We might retain information better if we read it on paper; we may also feel more inclined to finish books if they are sitting in our laps. We may be more likely to investigate related material to online reading; we may also feel more compelled to respond to it using blogs/email/free social networking tools. We may be more likely to share a book if it’s in print or if it’s online – I suppose it depends on the text. We speak too frequently of digital books “replacing” print ones, and my assertion at the moment is that they’re separate and compatible things. This may change in the future, and we’ll debate that as we move forward.
The problem with marketing electronic books is that people assume you’re marketing ownership. Instead, you’re marketing access. This is worth debating this week, since BoingBoing covered a reader whose access was suspended after he returned too many books to Amazon. No one shows up in your apartment and takes away your library when you forget to return your library books, or if you go underground or to a remote location that doesn’t have good reception.
I get frustrated, and I know other literary bloggers do too (even if it’s for April Fools’ Day), when people respond to questions about the experience of books with statements about books as objects. A museum can throw you out if you don’t abide by its rules. A company can suspend your access to books on a Kindle even if you’ve bought them and think you “own” them. Access can make consumers uneasy. It also, as I mentioned above, eliminates the clutter in your physical life – and this is perhaps the main advantage of access over ownership. I don’t know that providers of content realized this fully when they made the decision to allow, let’s say, free online access to their newspapers.
On the other hand, newspapers and magazines use a different publishing model than books. They profit through ad sales – they can charge ad companies more when they gain a lot of readers. It’s in their best interest to gain readers by charging them little or nothing, so long as the ad revenue comes in.
What’s worth mentioning here, though we don’t have the time and space to debate it forever, is that as our economic climate changes, a free content model is less sustainable. Google’s doing layoffs, magazines and newspapers are folding, and book publishers are less likely to take risks on first books by literary authors when their corporations are having stock trouble. We may be at a point where we are required as consumers to put down money to keep certain writers and publications afloat. But it’s the intimacy of our individual reading that makes us feel obligated to a larger community of readers, and to the sources of excellent content, that will make us shell out to keep those writers and publishers around.

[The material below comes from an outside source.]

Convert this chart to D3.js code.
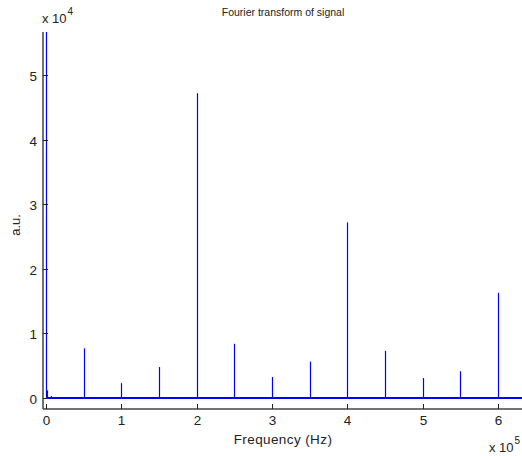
<!DOCTYPE html>
<html><head><meta charset="utf-8">
<script src="https://cdn.jsdelivr.net/npm/d3@7"></script>
<style>body{margin:0;background:#fff}text{font-family:"Liberation Sans",Arial,sans-serif}</style>
</head><body><svg id="c" width="522" height="456"></svg>
<script>
// spike frequencies (Hz) and magnitudes (a.u.)
const freqs = [0, 1000, 7000, 50000, 100000, 150000, 200000, 250000, 300000, 350000, 400000, 450000, 500000, 550000, 600000];
const mags  = [56700, 1200, 300, 7700, 2300, 4800, 47200, 8400, 3250, 5650, 27200, 7300, 3100, 4150, 16300];
const xTicks = [0, 1, 2, 3, 4, 5, 6];
const yTicks = [0, 1, 2, 3, 4, 5];
const xDomain = [-4000, 634500];
const yDomain = [-1700, 56700];

const svg = d3.select("#c");
const L = 43, R = 524, T = 32, B = 409;
const x = d3.scaleLinear().domain(xDomain).range([L, R]);
const y = d3.scaleLinear().domain(yDomain).range([B, T]);

svg.append("defs").append("clipPath").attr("id","clip")
  .append("rect").attr("x",L).attr("y",T).attr("width",R-L).attr("height",B-T);

const g = svg.append("g").attr("clip-path","url(#clip)");
// baseline
g.append("path").datum([[0,0],[xDomain[1],0]])
  .attr("d", d3.line().x(d=>x(d[0])).y(d=>y(d[1])))
  .attr("stroke","#0000ff").attr("stroke-width",2).attr("fill","none");
// spikes
g.selectAll("line.sp").data(freqs.map((f,i)=>[f,mags[i]])).join("line")
  .attr("x1",d=>Math.round(x(d[0]))+0.5).attr("x2",d=>Math.round(x(d[0]))+0.5)
  .attr("y1",y(0)).attr("y2",d=>y(d[1]))
  .attr("stroke","#0000ff").attr("stroke-width",1.2);

// axes
const axCol = "#444";
svg.append("line").attr("x1",L).attr("x2",L).attr("y1",T).attr("y2",B).attr("stroke",axCol).attr("stroke-width",1.5);
svg.append("line").attr("x1",L).attr("x2",R).attr("y1",B).attr("y2",B).attr("stroke",axCol).attr("stroke-width",1.5);

const xa = svg.append("g");
xTicks.forEach(t=>{
  const px = Math.round(x(t*1e5))+0.5;
  xa.append("line").attr("x1",px).attr("x2",px).attr("y1",B).attr("y2",B-5).attr("stroke","#222");
  xa.append("text").attr("x",px).attr("y",B+16).attr("text-anchor","middle").attr("font-size",13.5).attr("fill","#222").text(t);
});
const ya = svg.append("g");
yTicks.forEach(t=>{
  const py = Math.round(y(t*1e4))+0.5;
  ya.append("line").attr("x1",L).attr("x2",L+5).attr("y1",py).attr("y2",py).attr("stroke","#222");
  ya.append("text").attr("x",L-6).attr("y",py+5).attr("text-anchor","end").attr("font-size",13.5).attr("fill","#222").text(t);
});

// exponents
const e1 = svg.append("text").attr("x",42).attr("y",23).attr("font-size",13).attr("fill","#222");
e1.append("tspan").text("x 10");
e1.append("tspan").attr("dx",1).attr("dy",-8).attr("font-size",10).text("4");
const e2 = svg.append("text").attr("x",489).attr("y",452).attr("font-size",13).attr("fill","#222");
e2.append("tspan").text("x 10");
e2.append("tspan").attr("dx",1).attr("dy",-8).attr("font-size",10).text("5");

svg.append("text").attr("x",283).attr("y",16).attr("text-anchor","middle").attr("font-size",10.5).attr("fill","#222").text("Fourier transform of signal");
svg.append("text").attr("x",283).attr("y",444).attr("text-anchor","middle").attr("font-size",13.5).attr("letter-spacing",0.4).attr("fill","#222").text("Frequency (Hz)");
svg.append("text").attr("transform","translate(20,225) rotate(-90)").attr("text-anchor","middle").attr("font-size",13).attr("fill","#222").text("a.u.");
</script></body></html>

But I digress. There is a profound difference between buying a book for your shelf and buying one for a digital device. And I think the digital world needs to find an attractive, exciting way to exhibit content.

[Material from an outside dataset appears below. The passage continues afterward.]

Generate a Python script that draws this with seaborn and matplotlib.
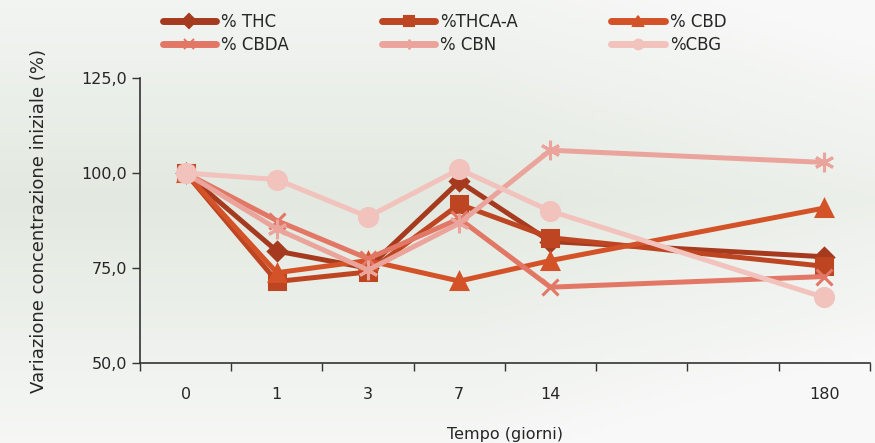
import numpy as np
import pandas as pd
import matplotlib
matplotlib.use("Agg")
import matplotlib.pyplot as plt
import seaborn as sns
from matplotlib.ticker import FuncFormatter, FixedLocator

# data
giorni = ["0", "1", "3", "7", "14", "180"]
posizioni = [0, 1, 2, 3, 4, 7]   # 180 sits three slots further right

thc = [100, 79.5, 75.0, 97.8, 82.0, 78.0]
thca_a = [100, 71.5, 74.0, 91.8, 83.0, 75.5]
cbd = [100, 73.8, 77.0, 71.6, 77.0, 90.8]
cbda = [100, 87.5, 77.5, 88.0, 70.0, 72.8]
cbn = [100, 85.3, 74.5, 86.8, 106.0, 102.8]
cbg = [100, 98.3, 88.5, 101.0, 90.0, 67.3]

serie = ["% THC", "%THCA-A", "% CBD", "% CBDA", "% CBN", "%CBG"]
colori = ["#a53a1e", "#bd4522", "#d45227", "#e27766", "#eba49b", "#f2c2bc"]
marker = ["D", "s", "^", "x", (6, 2, 0), "o"]
msize = [9, 12, 12, 12, 14, 13]

rows = []
for nome, vals in zip(serie, [thc, thca_a, cbd, cbda, cbn, cbg]):
    for p, g, v in zip(posizioni, giorni, vals):
        rows.append({"pos": p, "giorno": g, "valore": v, "serie": nome})
df = pd.DataFrame(rows)

sns.set_style("white")
plt.rcParams["font.family"] = ["DejaVu Sans"]

fig = plt.figure(figsize=(8.75, 4.43), dpi=100)

# soft background, a bit like the blurred photo behind the original
bg = fig.add_axes([0, 0, 1, 1], zorder=-10)
yy, xx = np.mgrid[0:1:100j, 0:1:200j]
shade = np.clip(1 - 1.6 * np.abs(yy - 0.45) - 0.9 * np.clip(xx - 0.55, 0, 1), 0, 1)
base = np.array([0.975, 0.975, 0.975])
green = np.array([0.89, 0.915, 0.88])
img = base + (green - base) * shade[..., None]
bg.imshow(img, aspect="auto", extent=[0, 1, 0, 1])
bg.axis("off")

ax = fig.add_axes([0.16, 0.18, 0.834, 0.644])
ax.set_facecolor("none")

sns.lineplot(data=df, x="pos", y="valore", hue="serie",
             hue_order=serie, palette=colori, marker="o",
             linewidth=3.6, ax=ax, legend=False)

for line, c, m, ms in zip(ax.lines, colori, marker, msize):
    line.set_marker(m)
    line.set_markeredgecolor(c)
    line.set_markerfacecolor(c)
    line.set_markersize(ms)
    line.set_markeredgewidth(2.2)

ax.set_xlim(-0.5, 7.5)
ax.set_ylim(50, 125)
ax.set_yticks([50, 75, 100, 125])
ax.yaxis.set_major_formatter(FuncFormatter(lambda v, _: f"{v:.1f}".replace(".", ",")))
ax.set_xticks(posizioni)
ax.set_xticklabels(giorni)
ax.xaxis.set_minor_locator(FixedLocator(np.arange(-0.5, 8, 1)))
ax.tick_params(axis="x", which="both", bottom=True)
ax.tick_params(axis="x", which="major", length=0, pad=17, labelsize=11.5)
ax.tick_params(axis="x", which="minor", length=6, width=1, color="#333333", direction="out")
ax.tick_params(axis="y", left=True, length=6, width=1, color="#333333", direction="out", labelsize=11.5)

for s in ["top", "right"]:
    ax.spines[s].set_visible(False)
for s in ["left", "bottom"]:
    ax.spines[s].set_color("#333333")
    ax.spines[s].set_linewidth(1.2)

ax.set_xlabel("Tempo (giorni)", fontsize=11.5, labelpad=18)
ax.set_ylabel("Variazione concentrazione iniziale (%)", fontsize=13, labelpad=24)

handles = {}
for nome, c, m in zip(serie, colori, marker):
    h, = ax.plot([], [], color=c, linewidth=5, marker=m, markersize=7,
                 markeredgecolor=c, markerfacecolor=c, markeredgewidth=1.5,
                 solid_capstyle="round", label=nome)
    handles[nome] = h
# matplotlib fills legend columns first, reference reads row by row
ordine = [serie[0], serie[3], serie[1], serie[4], serie[2], serie[5]]
fig.legend(handles=[handles[n] for n in ordine], loc="upper center",
           bbox_to_anchor=(0.508, 1.005), ncol=3, frameon=False, fontsize=12,
           handlelength=3.2, handletextpad=0.3, columnspacing=5.6,
           labelspacing=0.3)

fig.savefig("out.png", dpi=100)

For the present time, we need to think about the value of access, and what weight it can carry in the market. If we want digital books to find a substantial place in the market, we need to figure out how to make access at least as important as ownership. It’s difficult to have a debate about digital publishing without debating dozens of other issues. But if we can begin to parse specific aspects of digital publishing, I think our conversations will be better for it.